_PROBLEM REQUIREMENTS_
Type out the complete listing below word for word, without its pictures.

_STORED DATA_

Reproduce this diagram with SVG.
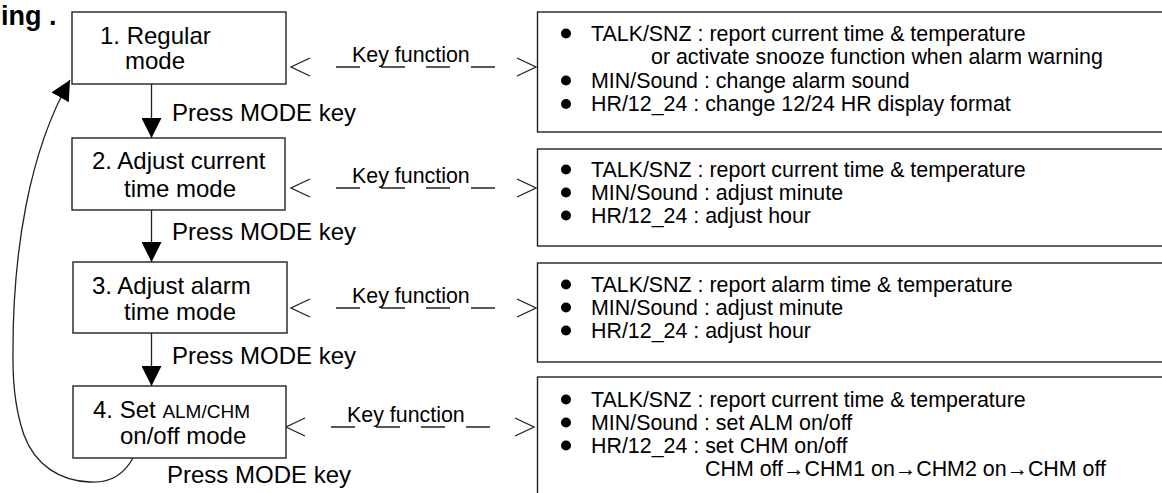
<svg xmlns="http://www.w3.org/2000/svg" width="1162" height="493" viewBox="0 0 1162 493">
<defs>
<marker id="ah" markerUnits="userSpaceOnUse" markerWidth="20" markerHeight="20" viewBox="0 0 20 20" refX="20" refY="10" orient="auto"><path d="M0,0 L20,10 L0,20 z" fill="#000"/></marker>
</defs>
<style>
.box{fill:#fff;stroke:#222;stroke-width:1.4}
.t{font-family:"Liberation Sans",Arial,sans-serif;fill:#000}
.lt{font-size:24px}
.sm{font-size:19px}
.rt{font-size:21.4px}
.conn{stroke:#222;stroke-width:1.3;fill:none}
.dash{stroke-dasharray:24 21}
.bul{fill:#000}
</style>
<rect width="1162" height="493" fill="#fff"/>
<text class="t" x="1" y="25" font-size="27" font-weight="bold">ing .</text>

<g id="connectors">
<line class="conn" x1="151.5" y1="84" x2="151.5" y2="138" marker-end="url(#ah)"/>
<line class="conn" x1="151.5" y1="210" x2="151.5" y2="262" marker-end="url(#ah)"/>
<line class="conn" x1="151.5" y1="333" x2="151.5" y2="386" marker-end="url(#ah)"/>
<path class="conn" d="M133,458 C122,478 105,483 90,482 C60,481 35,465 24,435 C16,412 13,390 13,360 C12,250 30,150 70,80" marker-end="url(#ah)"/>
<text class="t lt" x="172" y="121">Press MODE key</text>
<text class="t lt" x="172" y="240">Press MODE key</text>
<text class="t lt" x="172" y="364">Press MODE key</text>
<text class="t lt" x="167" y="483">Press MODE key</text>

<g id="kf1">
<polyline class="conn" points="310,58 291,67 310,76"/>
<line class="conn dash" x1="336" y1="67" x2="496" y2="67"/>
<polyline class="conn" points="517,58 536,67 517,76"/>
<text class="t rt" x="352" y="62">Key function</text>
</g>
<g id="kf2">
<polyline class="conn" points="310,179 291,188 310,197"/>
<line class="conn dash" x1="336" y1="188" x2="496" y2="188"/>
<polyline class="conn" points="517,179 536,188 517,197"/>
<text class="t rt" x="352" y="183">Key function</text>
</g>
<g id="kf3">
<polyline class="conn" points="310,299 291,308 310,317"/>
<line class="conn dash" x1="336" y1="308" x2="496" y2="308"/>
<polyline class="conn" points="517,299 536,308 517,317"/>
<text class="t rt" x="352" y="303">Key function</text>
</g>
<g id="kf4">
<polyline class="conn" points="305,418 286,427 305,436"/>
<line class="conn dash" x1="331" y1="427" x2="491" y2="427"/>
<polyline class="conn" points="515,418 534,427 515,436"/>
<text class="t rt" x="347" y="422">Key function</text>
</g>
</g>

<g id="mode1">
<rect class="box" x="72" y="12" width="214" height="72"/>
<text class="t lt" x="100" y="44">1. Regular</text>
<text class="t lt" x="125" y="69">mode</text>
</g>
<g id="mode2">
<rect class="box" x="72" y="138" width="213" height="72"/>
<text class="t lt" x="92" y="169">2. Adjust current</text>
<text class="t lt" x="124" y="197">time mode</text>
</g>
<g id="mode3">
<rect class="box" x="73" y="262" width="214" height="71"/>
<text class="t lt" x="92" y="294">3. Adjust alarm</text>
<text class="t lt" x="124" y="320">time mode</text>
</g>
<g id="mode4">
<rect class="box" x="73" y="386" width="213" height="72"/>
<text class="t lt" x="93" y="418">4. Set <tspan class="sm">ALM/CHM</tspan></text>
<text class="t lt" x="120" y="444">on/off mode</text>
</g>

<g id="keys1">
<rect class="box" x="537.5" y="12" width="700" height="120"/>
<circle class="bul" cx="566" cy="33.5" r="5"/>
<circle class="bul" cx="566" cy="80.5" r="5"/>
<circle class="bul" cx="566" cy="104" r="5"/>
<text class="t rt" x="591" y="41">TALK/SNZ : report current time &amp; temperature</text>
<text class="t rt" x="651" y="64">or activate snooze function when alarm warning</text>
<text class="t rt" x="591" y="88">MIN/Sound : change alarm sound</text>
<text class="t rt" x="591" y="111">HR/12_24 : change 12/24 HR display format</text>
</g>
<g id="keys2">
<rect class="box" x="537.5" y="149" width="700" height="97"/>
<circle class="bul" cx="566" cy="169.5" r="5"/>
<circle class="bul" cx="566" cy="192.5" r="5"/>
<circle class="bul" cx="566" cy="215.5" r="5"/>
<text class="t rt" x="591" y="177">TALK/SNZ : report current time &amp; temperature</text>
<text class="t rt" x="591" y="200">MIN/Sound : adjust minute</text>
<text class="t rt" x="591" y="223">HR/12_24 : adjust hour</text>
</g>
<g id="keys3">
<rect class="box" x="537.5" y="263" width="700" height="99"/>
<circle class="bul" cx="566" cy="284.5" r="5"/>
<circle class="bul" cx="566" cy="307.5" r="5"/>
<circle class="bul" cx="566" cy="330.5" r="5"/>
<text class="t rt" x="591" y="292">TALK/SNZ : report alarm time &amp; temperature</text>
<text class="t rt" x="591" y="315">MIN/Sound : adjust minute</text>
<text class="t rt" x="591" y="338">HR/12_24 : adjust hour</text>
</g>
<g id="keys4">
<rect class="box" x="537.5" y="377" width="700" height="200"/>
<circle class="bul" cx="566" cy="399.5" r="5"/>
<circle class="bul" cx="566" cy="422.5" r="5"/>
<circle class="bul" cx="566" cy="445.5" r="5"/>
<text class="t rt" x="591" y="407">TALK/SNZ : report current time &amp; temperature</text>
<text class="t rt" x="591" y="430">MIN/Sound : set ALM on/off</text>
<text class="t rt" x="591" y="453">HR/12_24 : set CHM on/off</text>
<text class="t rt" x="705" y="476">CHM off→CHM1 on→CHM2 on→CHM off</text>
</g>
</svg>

_EXERCISE ANSWER_
Reproduce this diagram with SVG.
<svg xmlns="http://www.w3.org/2000/svg" width="1162" height="493" viewBox="0 0 1162 493">
<defs>
<marker id="ah" markerUnits="userSpaceOnUse" markerWidth="20" markerHeight="20" viewBox="0 0 20 20" refX="20" refY="10" orient="auto"><path d="M0,0 L20,10 L0,20 z" fill="#000"/></marker>
</defs>
<style>
.box{fill:#fff;stroke:#222;stroke-width:1.4}
.t{font-family:"Liberation Sans",Arial,sans-serif;fill:#000}
.lt{font-size:24px}
.sm{font-size:19px}
.rt{font-size:21.4px}
.conn{stroke:#222;stroke-width:1.3;fill:none}
.dash{stroke-dasharray:24 21}
.bul{fill:#000}
</style>
<rect width="1162" height="493" fill="#fff"/>
<text class="t" x="1" y="25" font-size="27" font-weight="bold">ing .</text>

<g id="connectors">
<line class="conn" x1="151.5" y1="84" x2="151.5" y2="138" marker-end="url(#ah)"/>
<line class="conn" x1="151.5" y1="210" x2="151.5" y2="262" marker-end="url(#ah)"/>
<line class="conn" x1="151.5" y1="333" x2="151.5" y2="386" marker-end="url(#ah)"/>
<path class="conn" d="M133,458 C122,478 105,483 90,482 C60,481 35,465 24,435 C16,412 13,390 13,360 C12,250 30,150 70,80" marker-end="url(#ah)"/>
<text class="t lt" x="172" y="121">Press MODE key</text>
<text class="t lt" x="172" y="240">Press MODE key</text>
<text class="t lt" x="172" y="364">Press MODE key</text>
<text class="t lt" x="167" y="483">Press MODE key</text>

<g id="kf1">
<polyline class="conn" points="310,58 291,67 310,76"/>
<line class="conn dash" x1="336" y1="67" x2="496" y2="67"/>
<polyline class="conn" points="517,58 536,67 517,76"/>
<text class="t rt" x="352" y="62">Key function</text>
</g>
<g id="kf2">
<polyline class="conn" points="310,179 291,188 310,197"/>
<line class="conn dash" x1="336" y1="188" x2="496" y2="188"/>
<polyline class="conn" points="517,179 536,188 517,197"/>
<text class="t rt" x="352" y="183">Key function</text>
</g>
<g id="kf3">
<polyline class="conn" points="310,299 291,308 310,317"/>
<line class="conn dash" x1="336" y1="308" x2="496" y2="308"/>
<polyline class="conn" points="517,299 536,308 517,317"/>
<text class="t rt" x="352" y="303">Key function</text>
</g>
<g id="kf4">
<polyline class="conn" points="305,418 286,427 305,436"/>
<line class="conn dash" x1="331" y1="427" x2="491" y2="427"/>
<polyline class="conn" points="515,418 534,427 515,436"/>
<text class="t rt" x="347" y="422">Key function</text>
</g>
</g>

<g id="mode1">
<rect class="box" x="72" y="12" width="214" height="72"/>
<text class="t lt" x="100" y="44">1. Regular</text>
<text class="t lt" x="125" y="69">mode</text>
</g>
<g id="mode2">
<rect class="box" x="72" y="138" width="213" height="72"/>
<text class="t lt" x="92" y="169">2. Adjust current</text>
<text class="t lt" x="124" y="197">time mode</text>
</g>
<g id="mode3">
<rect class="box" x="73" y="262" width="214" height="71"/>
<text class="t lt" x="92" y="294">3. Adjust alarm</text>
<text class="t lt" x="124" y="320">time mode</text>
</g>
<g id="mode4">
<rect class="box" x="73" y="386" width="213" height="72"/>
<text class="t lt" x="93" y="418">4. Set <tspan class="sm">ALM/CHM</tspan></text>
<text class="t lt" x="120" y="444">on/off mode</text>
</g>

<g id="keys1">
<rect class="box" x="537.5" y="12" width="700" height="120"/>
<circle class="bul" cx="566" cy="33.5" r="5"/>
<circle class="bul" cx="566" cy="80.5" r="5"/>
<circle class="bul" cx="566" cy="104" r="5"/>
<text class="t rt" x="591" y="41">TALK/SNZ : report current time &amp; temperature</text>
<text class="t rt" x="651" y="64">or activate snooze function when alarm warning</text>
<text class="t rt" x="591" y="88">MIN/Sound : change alarm sound</text>
<text class="t rt" x="591" y="111">HR/12_24 : change 12/24 HR display format</text>
</g>
<g id="keys2">
<rect class="box" x="537.5" y="149" width="700" height="97"/>
<circle class="bul" cx="566" cy="169.5" r="5"/>
<circle class="bul" cx="566" cy="192.5" r="5"/>
<circle class="bul" cx="566" cy="215.5" r="5"/>
<text class="t rt" x="591" y="177">TALK/SNZ : report current time &amp; temperature</text>
<text class="t rt" x="591" y="200">MIN/Sound : adjust minute</text>
<text class="t rt" x="591" y="223">HR/12_24 : adjust hour</text>
</g>
<g id="keys3">
<rect class="box" x="537.5" y="263" width="700" height="99"/>
<circle class="bul" cx="566" cy="284.5" r="5"/>
<circle class="bul" cx="566" cy="307.5" r="5"/>
<circle class="bul" cx="566" cy="330.5" r="5"/>
<text class="t rt" x="591" y="292">TALK/SNZ : report alarm time &amp; temperature</text>
<text class="t rt" x="591" y="315">MIN/Sound : adjust minute</text>
<text class="t rt" x="591" y="338">HR/12_24 : adjust hour</text>
</g>
<g id="keys4">
<rect class="box" x="537.5" y="377" width="700" height="200"/>
<circle class="bul" cx="566" cy="399.5" r="5"/>
<circle class="bul" cx="566" cy="422.5" r="5"/>
<circle class="bul" cx="566" cy="445.5" r="5"/>
<text class="t rt" x="591" y="407">TALK/SNZ : report current time &amp; temperature</text>
<text class="t rt" x="591" y="430">MIN/Sound : set ALM on/off</text>
<text class="t rt" x="591" y="453">HR/12_24 : set CHM on/off</text>
<text class="t rt" x="705" y="476">CHM off→CHM1 on→CHM2 on→CHM off</text>
</g>
</svg>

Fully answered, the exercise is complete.